Critics of Church Mutual say the insurer sometimes goes too far, using its lawyers to discreetly rally support against the accuser. And when the insurer loses a case, it often drags it out with more litigation.

Case in point: In 1991, Henry Jordan, a mentally disabled teenager, sued a popular Riveria Beach pastor for allegedly raping him. Jordan won in civil court, but it took seven years. Now Church Mutual is appealing.

Millions Awarded

A jury found the Rev. Thomas Masters, of New Macedonia Baptist Church, was liable for rape, false imprisonment and breach of fiduciary duty. Jordan was awarded $2.25 million for pain and suffering and another $205,000 for punitive damages.

Jordan’s attorney, Charles Torres, accused Church Mutual’s lawyers of helping to ostracize his client from the congregation. Jordan was labeled a liar and made unwelcome at New Macedonia.

”They went out of their way to make this kid’s life miserable, even when we had tremendous evidence at certain stages of the trial,” Torres said.

Miller, who is handling the appeal for Church Mutual, denied the allegations.

In another protracted case involving Church Mutual, a Denver woman sued a Methodist youth minister who she said began a sexual relationship with her when she was 14 and he was 30.
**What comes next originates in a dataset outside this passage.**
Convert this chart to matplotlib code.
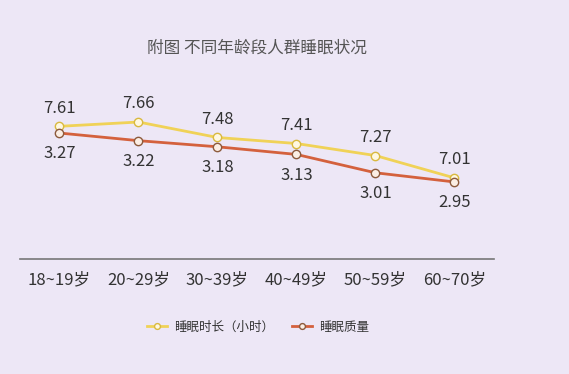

When Christa Bohrer ended the relationship, she claimed the Rev. Daniel DeHart told her she would go to hell.

Denver Case

A Denver jury awarded Bohrer $712,000 in damages in 1994, but Church Mutual challenged the judgment in a series of appeals – and lost.

”It was hard fought, and it took nine years,” said Bohrer’s lawyer, Joyce Seelen, who has faced Church Mutual more than a half-dozen times.

”They don’t like to negotiate settlements until their backs are to the wall – even once we have a verdict,” she said. ”They really believe they shouldn’t have to pay.”